SOURCE DATA:
============================================================
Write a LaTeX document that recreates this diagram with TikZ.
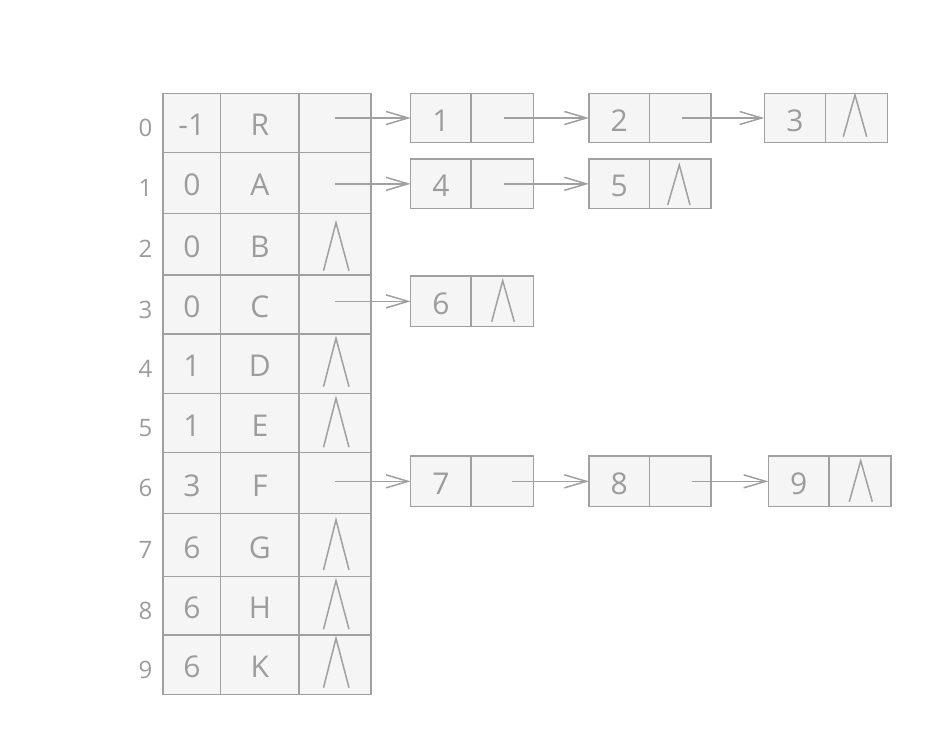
\documentclass[tikz,border=0pt]{standalone}
\usepackage{fontspec}
\setmainfont{Open Sans}
\usetikzlibrary{arrows.meta}
\definecolor{lineg}{HTML}{A0A0A0}
\definecolor{textg}{HTML}{9C9C9C}
\definecolor{cellf}{HTML}{F5F5F5}
\newcommand\mklnode[7]{%
  \pgfmathsetmacro\lcy{(#5+#6)/2}\pgfmathsetmacro\lh{#6-#5}%
  \pgfmathsetmacro\ldx{(#2+#3)/2}\pgfmathsetmacro\ldw{#3-#2}%
  \pgfmathsetmacro\lpx{(#3+#4)/2}\pgfmathsetmacro\lpw{#4-#3}%
  \node[cellbox, minimum width=\ldw pt, minimum height=\lh pt] (#1d) at (\ldx,\lcy) {#7};
  \node[cellbox, minimum width=\lpw pt, minimum height=\lh pt] (#1p) at (\lpx,\lcy) {};
}
\begin{document}
\begin{tikzpicture}[x=1pt,y=-1pt,
  cellbox/.style={draw=lineg, fill=cellf, line width=1.5pt, inner sep=0pt, outer sep=0pt,
    text=textg, font=\fontsize{30}{30}\selectfont, text height=26pt, text depth=0pt, anchor=center},
  idxlabel/.style={text=textg, font=\fontsize{24}{24}\selectfont, inner sep=0pt,
    text height=27pt, text depth=0pt},
  nullmark/.style={draw=lineg, line width=1.5pt},
  ptrarrow/.style={draw=lineg, line width=1.5pt,
    -{Straight Barb[length=22pt,width=13pt,line width=1.5pt]}},
]
\useasboundingbox[fill=white] (0,0) rectangle (946,736);

% head table
\foreach \ri/\rp/\rn/\rt/\rb/\nt/\nb in {
  0/-1/R/93.3/152.3/0/0,
  1/0/A/152.3/213.3/0/0,
  2/0/B/213.3/275/222.7/270.7,
  3/0/C/275/334/0/0,
  4/1/D/334/393.3/338.3/386.7,
  5/1/E/393.3/452.7/398.3/447.3,
  6/3/F/452.7/513.3/0/0,
  7/6/G/513.3/576.7/520/570,
  8/6/H/576.7/635/580.7/629.3,
  9/6/K/635/694.3/638.3/687.7}{
  \pgfmathsetmacro\rh{\rb-\rt}
  \pgfmathsetmacro\rc{(\rt+\rb)/2}
  \node[idxlabel] (idx\ri) at (145.5,\rc) {\ri};
  \node[cellbox, minimum width=57.7pt, minimum height=\rh pt] (par\ri) at (191.85,\rc) {\rp};
  \node[cellbox, minimum width=78.3pt, minimum height=\rh pt] (nam\ri) at (259.85,\rc) {\rn};
  \node[cellbox, minimum width=72pt, minimum height=\rh pt] (ptr\ri) at (335,\rc) {};
  \ifdim\nt pt>1pt \draw[nullmark] (323.5,\nb) -- (336,\nt) -- (349,\nb); \fi
}

% child lists
\mklnode{n1}{410.7}{471}{533.3}{93.3}{142.7}{1}
\mklnode{n2}{589}{649.3}{711}{93.3}{142.7}{2}
\mklnode{n3}{764.3}{825.7}{887.3}{93.3}{142.7}{3}
\mklnode{n4}{410.7}{471}{533.3}{159}{208.7}{4}
\mklnode{n5}{589}{649.3}{711}{159}{208.7}{5}
\mklnode{n6}{410.7}{471}{533.3}{276}{326.7}{6}
\mklnode{n7}{410.7}{471}{533.3}{456}{506.7}{7}
\mklnode{n8}{589}{649.3}{711}{456}{506.7}{8}
\mklnode{n9}{768.3}{829}{891}{456}{506.7}{9}

% null pointers in list nodes
\draw[nullmark] (843.3,136.7) -- (855,95) -- (866.7,136.7);
\draw[nullmark] (667.7,205) -- (679.3,165) -- (690,205);
\draw[nullmark] (491.7,321.7) -- (502.7,280.7) -- (514.3,321.7);
\draw[nullmark] (849.3,501.7) -- (860.7,460.7) -- (872.3,501.7);

% arrows
\draw[ptrarrow] (n1d.west -| ptr0.center) -- (n1d.west);
\draw[ptrarrow] ([xshift=2pt]n1p.center) -- (n2d.west);
\draw[ptrarrow] ([xshift=2pt]n2p.center) -- (n3d.west);
\draw[ptrarrow] (n4d.west -| ptr1.center) -- (n4d.west);
\draw[ptrarrow] ([xshift=2pt]n4p.center) -- (n5d.west);
\draw[ptrarrow] (n6d.west -| ptr3.center) -- (n6d.west);
\draw[ptrarrow] (n7d.west -| ptr6.center) -- (n7d.west);
\draw[ptrarrow] ([xshift=10pt]n7p.center) -- (n8d.west);
\draw[ptrarrow] ([xshift=12pt]n8p.center) -- (n9d.west);
\end{tikzpicture}
\end{document}
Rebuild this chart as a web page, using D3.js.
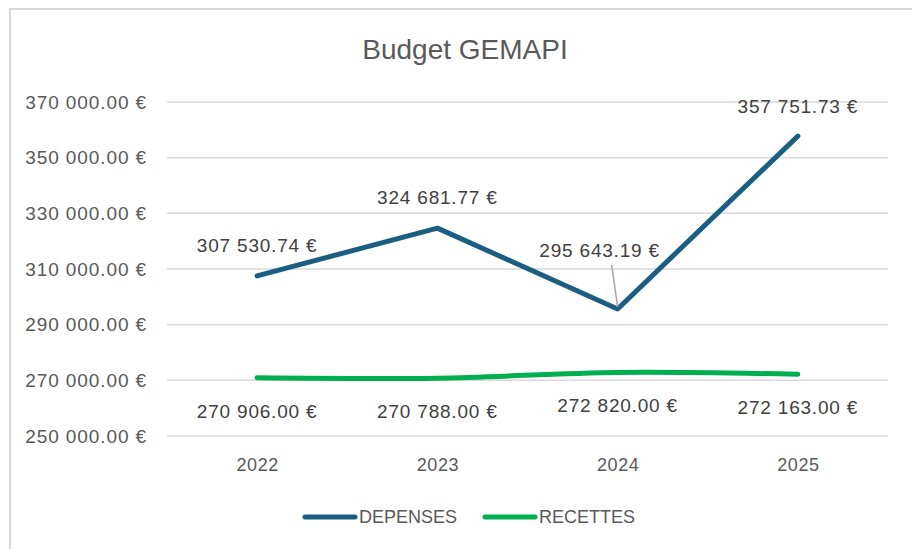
<!DOCTYPE html>
<html>
<head>
<meta charset="utf-8">
<script src="https://cdn.jsdelivr.net/npm/d3@7"></script>
<style>
  body { margin: 0; background: #fff; }
  svg { display: block; font-family: "Liberation Sans", Arial, sans-serif; }
</style>
</head>
<body>
<svg id="chart" width="912" height="549"></svg>
<script>
// data
const years = ["2022", "2023", "2024", "2025"]
const depenses = [307530.74, 324681.77, 295643.19, 357751.73]
const recettes = [270906.00, 270788.00, 272820.00, 272163.00]
const yTicks = [250000, 270000, 290000, 310000, 330000, 350000, 370000]
const seriesNames = ["DEPENSES", "RECETTES"]

const width = 912
const height = 549
const margin = ({top: 102, right: 24, bottom: 113, left: 167})

const blue = "#1b5e82"
const green = "#00b050"
const gridColor = "#d9d9d9"
const textColor = "#595959"

// excel style "370 000.00 €"
const locale = d3.formatLocale({decimal: ".", thousands: " ", grouping: [3], currency: ["", " €"]})
const fmt = locale.format("$,.2f")

const svg = d3.select("#chart")

// chart border (right and bottom edges are off the picture)
svg.append("rect")
    .attr("x", 10).attr("y", 9)
    .attr("width", width + 20).attr("height", height + 20)
    .attr("fill", "#fff")
    .attr("stroke", gridColor)
    .attr("stroke-width", 2)

const x = d3.scalePoint()
    .domain(years)
    .range([margin.left, width - margin.right])
    .padding(0.5)

const y = d3.scaleLinear()
    .domain([d3.min(yTicks), d3.max(yTicks)])
    .range([height - margin.bottom, margin.top])

// title
svg.append("text")
    .attr("x", 465).attr("y", 59)
    .attr("text-anchor", "middle")
    .attr("font-size", 28)
    .attr("fill", textColor)
    .text("Budget GEMAPI")

// gridlines
svg.append("g")
    .selectAll("line")
    .data(yTicks)
    .join("line")
    .attr("x1", margin.left).attr("x2", width - margin.right)
    .attr("y1", d => y(d)).attr("y2", d => y(d))
    .attr("stroke", gridColor)
    .attr("stroke-width", 1.5)

// y axis
svg.append("g")
    .attr("transform", `translate(${margin.left},0)`)
    .call(d3.axisLeft(y).tickValues(yTicks).tickFormat(fmt).tickSize(0).tickPadding(20))
    .call(g => g.select(".domain").remove())
    .call(g => g.selectAll("text")
        .attr("font-family", "Liberation Sans, Arial, sans-serif")
        .attr("font-size", 19)
        .attr("letter-spacing", 0.9)
        .attr("fill", textColor))

// x axis
svg.append("g")
    .attr("transform", `translate(0,${height - margin.bottom})`)
    .call(d3.axisBottom(x).tickSize(0).tickPadding(22))
    .call(g => g.select(".domain").remove())
    .call(g => g.selectAll("text")
        .attr("font-family", "Liberation Sans, Arial, sans-serif")
        .attr("font-size", 18)
        .attr("letter-spacing", 0.6)
        .attr("fill", textColor))

// lines
const lineDep = d3.line()
    .x((d, i) => x(years[i]))
    .y(d => y(d))

const lineRec = d3.line()
    .x((d, i) => x(years[i]))
    .y(d => y(d))
    .curve(d3.curveCatmullRom)

svg.append("path")
    .datum(recettes)
    .attr("fill", "none")
    .attr("stroke", green)
    .attr("stroke-width", 5)
    .attr("stroke-linecap", "round")
    .attr("stroke-linejoin", "round")
    .attr("d", lineRec)

svg.append("path")
    .datum(depenses)
    .attr("fill", "none")
    .attr("stroke", blue)
    .attr("stroke-width", 5)
    .attr("stroke-linecap", "round")
    .attr("stroke-linejoin", "round")
    .attr("d", lineDep)

// data labels; the 2024 depenses label was dragged off the point in excel
const depOffsets = [[0, -24], [0, -24], [-18, -52], [0, -23]]
const recOffsets = [[0, 40], [0, 40], [0, 40], [0, 40]]

// leader line for the moved label
const moved = 2
svg.append("line")
    .attr("x1", x(years[moved]) + depOffsets[moved][0] + 12)
    .attr("y1", y(depenses[moved]) + depOffsets[moved][1] + 8)
    .attr("x2", x(years[moved]))
    .attr("y2", y(depenses[moved]) - 2)
    .attr("stroke", "#a6a6a6")
    .attr("stroke-width", 1.5)

svg.append("g")
    .selectAll("text")
    .data(depenses)
    .join("text")
    .attr("x", (d, i) => x(years[i]) + depOffsets[i][0])
    .attr("y", (d, i) => y(d) + depOffsets[i][1])
    .attr("text-anchor", "middle")
    .attr("font-size", 19)
    .attr("letter-spacing", 0.8)
    .attr("fill", "#404040")
    .text(d => fmt(d))

svg.append("g")
    .selectAll("text")
    .data(recettes)
    .join("text")
    .attr("x", (d, i) => x(years[i]) + recOffsets[i][0])
    .attr("y", (d, i) => y(d) + recOffsets[i][1])
    .attr("text-anchor", "middle")
    .attr("font-size", 19)
    .attr("letter-spacing", 0.8)
    .attr("fill", "#404040")
    .text(d => fmt(d))

// legend
const legend = svg.append("g")
    .selectAll("g")
    .data(seriesNames)
    .join("g")
    .attr("transform", (d, i) => `translate(${[305, 485][i]},517)`)

legend.append("line")
    .attr("x1", 0).attr("x2", 50)
    .attr("stroke", (d, i) => [blue, green][i])
    .attr("stroke-width", 5)
    .attr("stroke-linecap", "round")

legend.append("text")
    .attr("x", 54)
    .attr("dy", "0.36em")
    .attr("font-size", 18)
    .attr("fill", textColor)
    .text(d => d)
</script>
</body>
</html>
============================================================
Take the records above from their first line through the line with "(0,0) rectangle (946,736);" and set those lines down word for word, minus the pictures.

Write a LaTeX document that recreates this diagram with TikZ.
\documentclass[tikz,border=0pt]{standalone}
\usepackage{fontspec}
\setmainfont{Open Sans}
\usetikzlibrary{arrows.meta}
\definecolor{lineg}{HTML}{A0A0A0}
\definecolor{textg}{HTML}{9C9C9C}
\definecolor{cellf}{HTML}{F5F5F5}
\newcommand\mklnode[7]{%
  \pgfmathsetmacro\lcy{(#5+#6)/2}\pgfmathsetmacro\lh{#6-#5}%
  \pgfmathsetmacro\ldx{(#2+#3)/2}\pgfmathsetmacro\ldw{#3-#2}%
  \pgfmathsetmacro\lpx{(#3+#4)/2}\pgfmathsetmacro\lpw{#4-#3}%
  \node[cellbox, minimum width=\ldw pt, minimum height=\lh pt] (#1d) at (\ldx,\lcy) {#7};
  \node[cellbox, minimum width=\lpw pt, minimum height=\lh pt] (#1p) at (\lpx,\lcy) {};
}
\begin{document}
\begin{tikzpicture}[x=1pt,y=-1pt,
  cellbox/.style={draw=lineg, fill=cellf, line width=1.5pt, inner sep=0pt, outer sep=0pt,
    text=textg, font=\fontsize{30}{30}\selectfont, text height=26pt, text depth=0pt, anchor=center},
  idxlabel/.style={text=textg, font=\fontsize{24}{24}\selectfont, inner sep=0pt,
    text height=27pt, text depth=0pt},
  nullmark/.style={draw=lineg, line width=1.5pt},
  ptrarrow/.style={draw=lineg, line width=1.5pt,
    -{Straight Barb[length=22pt,width=13pt,line width=1.5pt]}},
]
\useasboundingbox[fill=white] (0,0) rectangle (946,736);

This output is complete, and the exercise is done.